Constitution does not stop VIslander from holding post - Premier
Referencing Chapter 3, Section 35, of the Virgin Islands Constitution Order 2007, Hon Fahie said there is nothing in the order under the appointment of the Governor, that stipulates the post cannot be held by a Virgin Islander.
“Yet still in seventy years of the BVI's modern constitutional history and in the thirteen years of existence of the Virgin Islands constitutional order 2007, Her Majesty and her UK Government have not seen it fit to appoint a Virgin Islander to the post of Governor.”
He said the points about the Governor referenced is not about independence, rather, about self-governance under the current constitutional arrangements as a matter of principle.

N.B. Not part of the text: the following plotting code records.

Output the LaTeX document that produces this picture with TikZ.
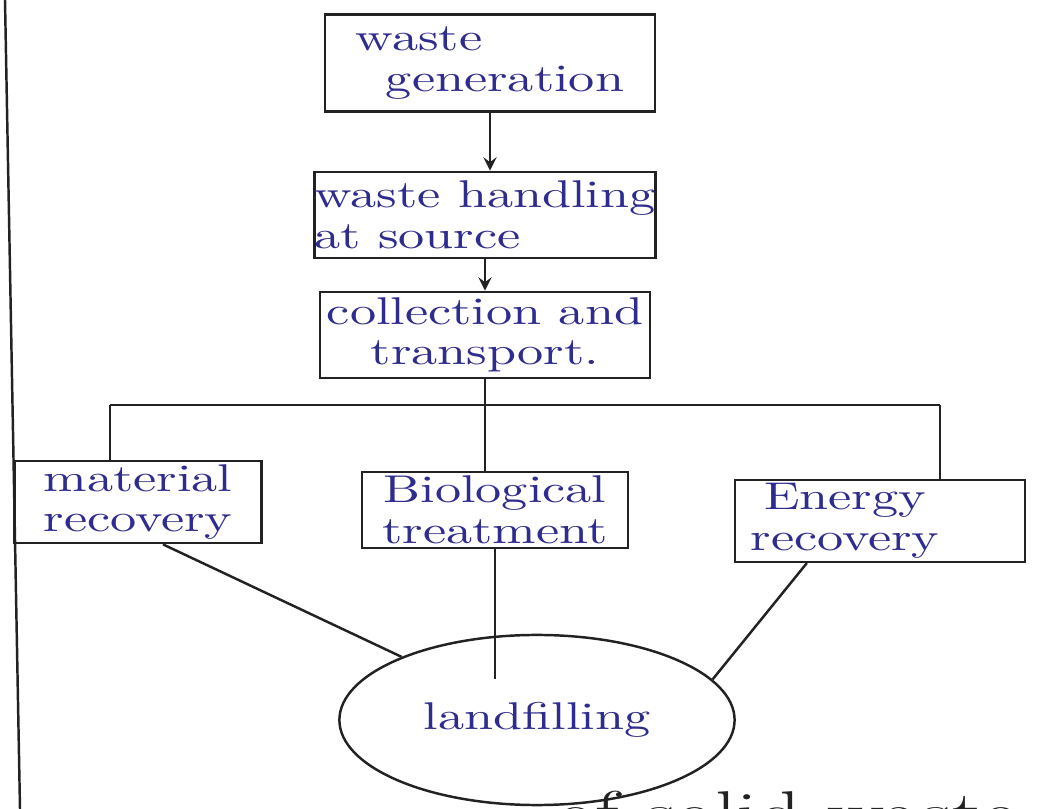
\documentclass[tikz,border=0pt]{standalone}
\usepackage{fontspec}
\usetikzlibrary{shapes.geometric,calc}
\newfontfamily\handfont[FakeStretch=1.35]{Latin Modern Roman}
\definecolor{ink}{HTML}{2E2C8E}
\definecolor{pen}{HTML}{222222}
\begin{document}
\begin{tikzpicture}[x=0.01cm, y=-0.01cm, >=stealth, line width=0.7pt, draw=pen,
        box/.style={draw=pen, rectangle, text=ink, align=center, inner sep=1pt,
            font=\handfont\fontsize{11}{11.5}\selectfont},
        blob/.style={draw=pen, ellipse, text=ink,
            font=\handfont\fontsize{11}{11.5}\selectfont}]
        \useasboundingbox (0,0) rectangle (1041,809);
        % Margin
        \draw[pen] (5,0) -- (20,809);

        % Boxes
        \node[box, minimum width=3.3cm, minimum height=0.97cm, align=left] (gen) at (490,63) {waste\\ \hspace*{0.3cm}generation};
        \node[box, minimum width=3.25cm, minimum height=0.86cm, align=left, inner xsep=0pt] (src) at (485,215) {waste handling\\ at source};
        \node[box, minimum width=3.3cm, minimum height=0.86cm] (trans) at (485,335) {collection and\\ transport.};
        \node[box, minimum width=2.47cm, minimum height=0.75cm] (mat) at (138,502) {material\\ recovery};
        \node[box, minimum width=2.66cm, minimum height=0.76cm] (bio) at (495,510) {Biological\\ treatment};
        \node[box, minimum width=2.9cm, minimum height=0.72cm] (energy) at (880,521) {\hspace*{-0.7cm}Energy\\ \hspace*{-0.7cm}recovery};
        \node[blob, minimum width=3.95cm, minimum height=1.7cm] (land) at (537,720) {\raisebox{-1.5ex}{landfilling}};

        % Arrows
        \draw[->] (gen.south) -- (gen.south |- src.north);
        \draw[->] (src.south) -- (src.south |- trans.north);

        % Branches
        \coordinate (busL) at (110,405);
        \coordinate (busR) at (940,405);
        \draw (trans.south) -- (trans.south |- busL);
        \draw (busL) -- (busR);
        \draw (busL) -- (busL |- mat.north);
        \draw (trans.south |- busL) -- (trans.south |- bio.north);
        \draw (busR) -- (busR |- energy.north);

        % To landfill
        \draw ($(mat.south west)!0.6!(mat.south east)$) -- (land.155);
        \draw (bio.south) -- ($(bio.south |- land.north)+(0,45)$);
        \draw ($(energy.south west)!0.25!(energy.south east)$) -- (land.13);

        % Caption (cut off)
        \node[anchor=north east, text=pen, font=\handfont\fontsize{18}{20}\selectfont] (cap) at (1030,778) {of solid waste};
    \end{tikzpicture}
\end{document}
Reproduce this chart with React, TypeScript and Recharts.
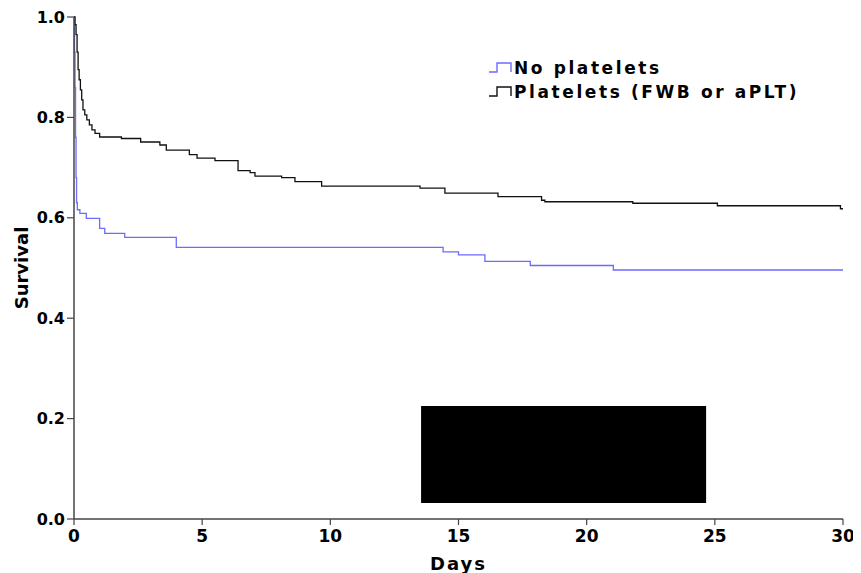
import React from "react";
import { LineChart, Line, XAxis, YAxis, Legend, ReferenceArea, Label } from "recharts";

// Kaplan-Meier steps: survival holds from each day until the next one
const plateletDays = [0, 0.04, 0.08, 0.12, 0.16, 0.2, 0.25, 0.3, 0.35, 0.42, 0.5, 0.6, 0.7, 0.82, 1.0, 1.85, 2.6, 3.35, 3.6, 4.5, 4.8, 5.5, 6.4, 6.87, 7.06, 8.1, 8.62, 9.66, 13.5, 14.47, 16.54, 18.24, 18.37, 21.8, 25.1, 29.9, 30];
const plateletSurv = [1.0, 0.985, 0.965, 0.93, 0.895, 0.875, 0.855, 0.835, 0.815, 0.805, 0.795, 0.785, 0.775, 0.768, 0.761, 0.758, 0.751, 0.745, 0.735, 0.726, 0.719, 0.714, 0.694, 0.69, 0.683, 0.68, 0.672, 0.663, 0.659, 0.649, 0.642, 0.635, 0.632, 0.629, 0.624, 0.618, 0.618];

const noPlateletDays = [0, 0.02, 0.04, 0.06, 0.08, 0.1, 0.13, 0.23, 0.48, 1.0, 1.2, 1.98, 3.99, 14.4, 15.0, 16.03, 17.8, 21.04, 30];
const noPlateletSurv = [1.0, 0.93, 0.86, 0.76, 0.68, 0.63, 0.616, 0.609, 0.599, 0.579, 0.569, 0.561, 0.541, 0.532, 0.526, 0.513, 0.505, 0.496, 0.496];

const xTicks = [0, 5, 10, 15, 20, 25, 30];
const yTicks = [0, 0.2, 0.4, 0.6, 0.8, 1.0];
const seriesNames = ["No platelets", "Platelets (FWB or aPLT)"];
const seriesColors = ["#6b6bff", "#111111"];

// the blacked-out box in the lower right of the plot
const boxDays = [13.54, 24.66];
const boxSurv = [0.032, 0.225];

const toPoints = (days: number[], surv: number[]) => days.map((d, i) => ({ day: d, surv: surv[i] }));

const plateletData = toPoints(plateletDays, plateletSurv);
const noPlateletData = toPoints(noPlateletDays, noPlateletSurv);

const font = "'DejaVu Sans', sans-serif";

const KmLegend = () => (
  <div style={{ fontFamily: font, fontWeight: "bold", fontSize: 17, color: "#000" }}>
    {seriesNames.map((name, i) => (
      <div key={name} style={{ display: "flex", alignItems: "center", height: 23.5, lineHeight: "23.5px", whiteSpace: "nowrap" }}>
        <svg width={26} height={23.5}>
          <path d="M1 15 H9 V6 H23 V15" fill="none" stroke={seriesColors[i]} strokeWidth={1.4} />
        </svg>
        <span style={{ letterSpacing: 2.6 }}>{name}</span>
      </div>
    ))}
  </div>
);

export default function App() {
  const tickStyle = { fill: "#000", fontSize: 16, fontWeight: "bold", fontFamily: font };
  return (
    <div style={{ position: "relative", width: 853, height: 565 }}>
      <LineChart width={853} height={565} margin={{ top: 9, right: 18, bottom: 18, left: 0 }}>
        <XAxis
          type="number"
          dataKey="day"
          domain={[0, 30]}
          ticks={xTicks}
          height={36}
          tickSize={6}
          tickMargin={5}
          axisLine={{ stroke: "#444", strokeWidth: 1.5 }}
          tickLine={{ stroke: "#444", strokeWidth: 1.2 }}
          tick={{ ...tickStyle, fontSize: 17 }}
          allowDuplicatedCategory={false}
        >
          <Label value="Days" position="bottom" offset={2} style={{ fill: "#000", fontSize: 18, fontWeight: "bold", fontFamily: font, letterSpacing: 2 }} />
        </XAxis>
        <YAxis
          type="number"
          domain={[0, 1]}
          ticks={yTicks}
          width={66}
          tickSize={7}
          tickMargin={2}
          tickFormatter={(v: number) => v.toFixed(1)}
          axisLine={{ stroke: "#444", strokeWidth: 1.5 }}
          tickLine={{ stroke: "#444", strokeWidth: 1.2 }}
          tick={tickStyle}
        >
          <Label
            value="Survival"
            angle={-90}
            position="insideLeft"
            offset={14}
            style={{ textAnchor: "middle", fill: "#000", fontSize: 18, fontWeight: "bold", fontFamily: font }}
          />
        </YAxis>
        <ReferenceArea x1={boxDays[0]} x2={boxDays[1]} y1={boxSurv[0]} y2={boxSurv[1]} fill="#000" fillOpacity={1} stroke="none" />
        <Line
          data={noPlateletData}
          dataKey="surv"
          name={seriesNames[0]}
          type="stepAfter"
          stroke={seriesColors[0]}
          strokeWidth={1.3}
          dot={false}
          isAnimationActive={false}
        />
        <Line
          data={plateletData}
          dataKey="surv"
          name={seriesNames[1]}
          type="stepAfter"
          stroke={seriesColors[1]}
          strokeWidth={1.3}
          dot={false}
          isAnimationActive={false}
        />
        <Legend
          layout="vertical"
          align="center"
          verticalAlign="middle"
          content={<KmLegend />}
          wrapperStyle={{ left: 480, top: 49, width: "auto" }}
        />
      </LineChart>
    </div>
  );
}
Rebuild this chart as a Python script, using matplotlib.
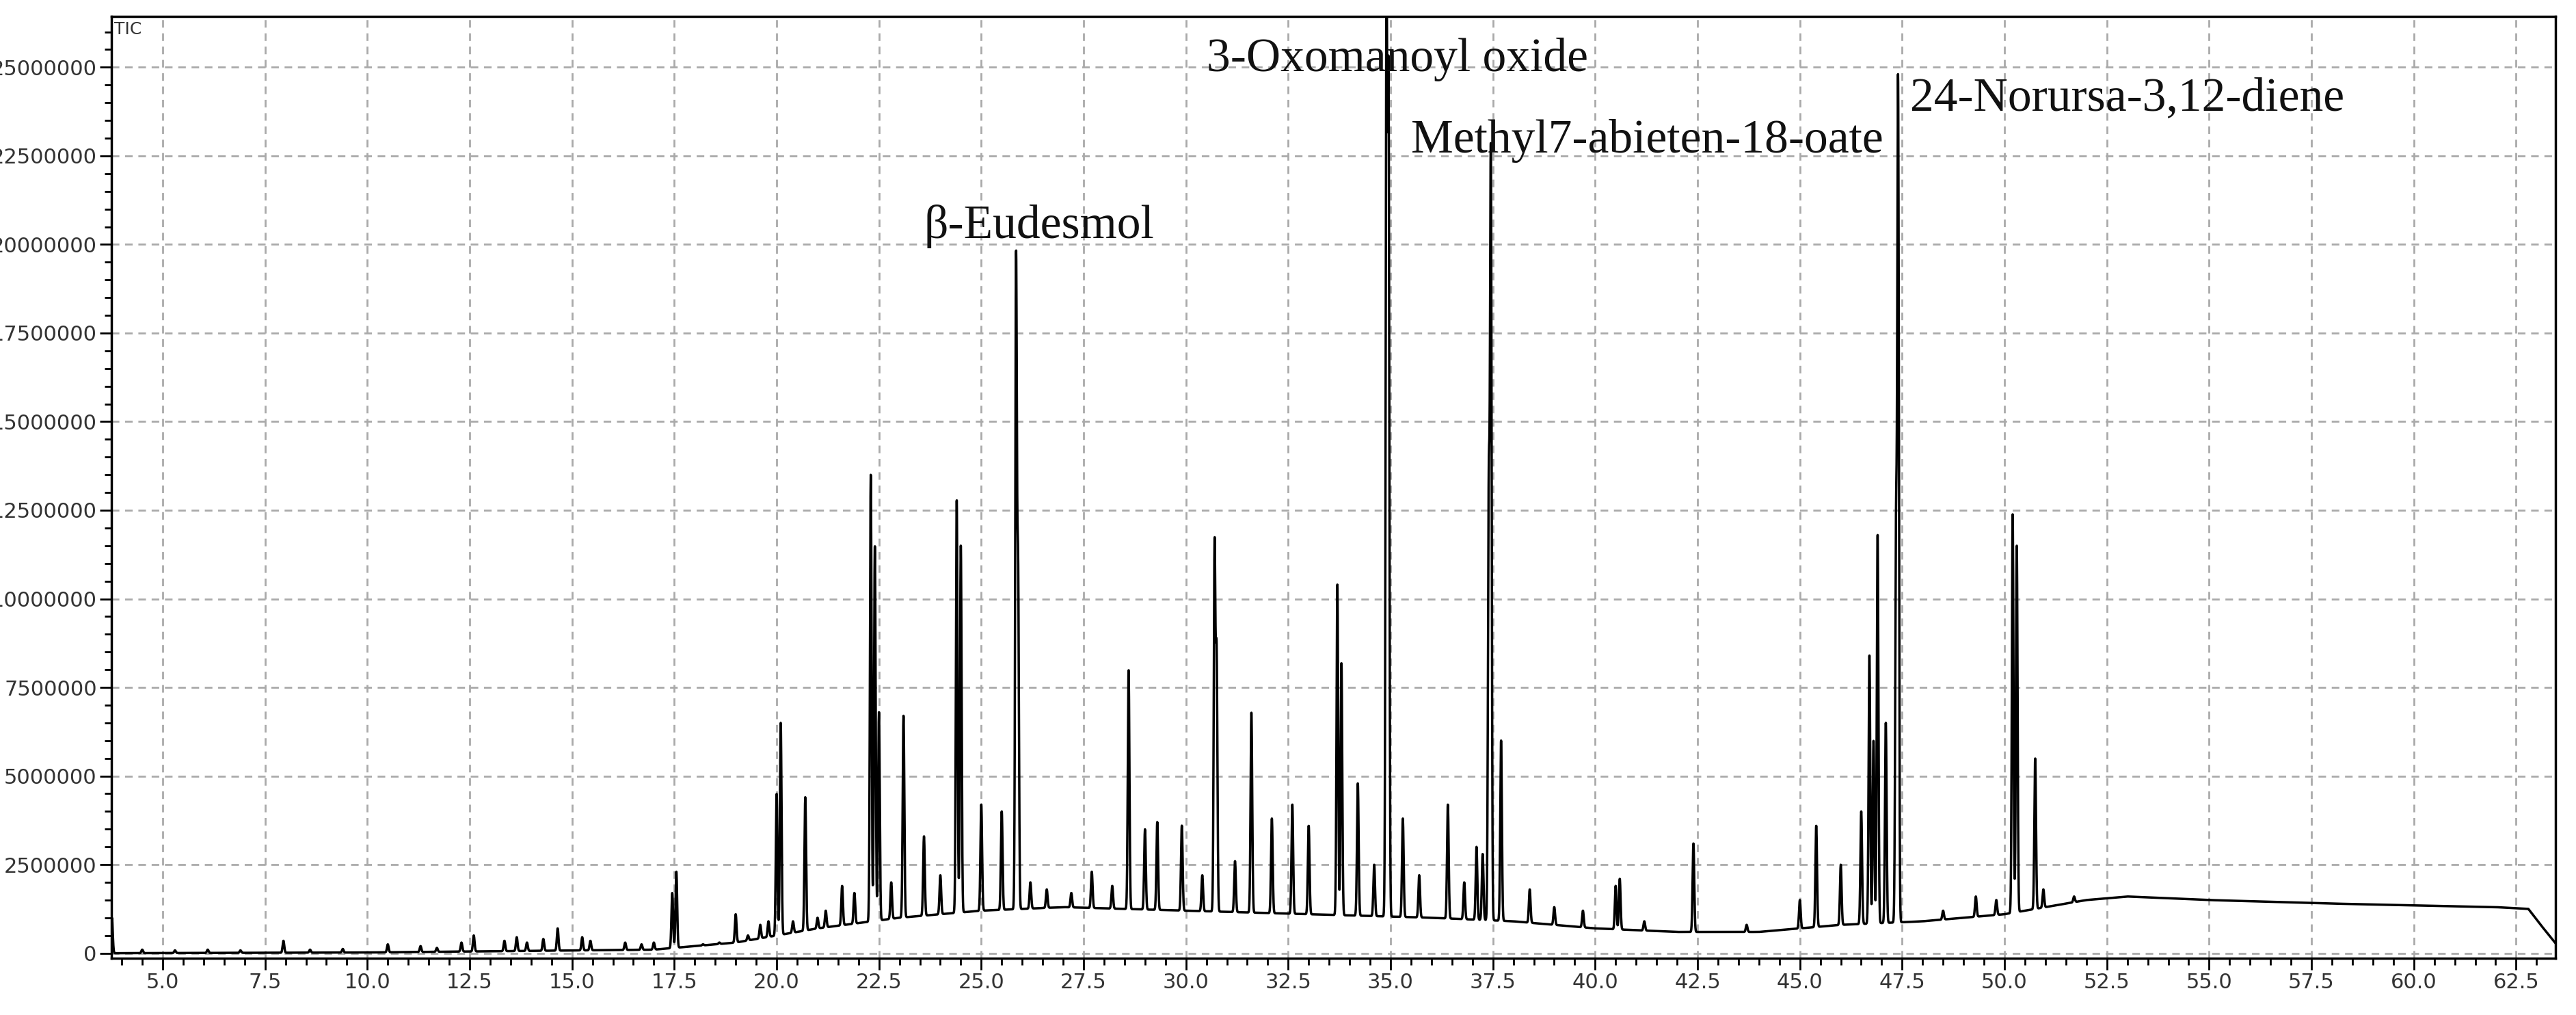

'Invisible glass ceiling' - Premier
According to the Premier, while there are Virgin Islanders who qualify for the post, having been career public servants, innovators of industries and scholars with high-level college education throughout all generations of the Territory, there is no one in the VI deemed acceptable by the UK to hold the Governor's position.
He called the Governor's Office a symbol of discrimination, oppression and injustice against Virgin Islanders, starting with the youngest child, whom he said cannot achieve the highest office in the land of their birth regardless of how hard they study and work.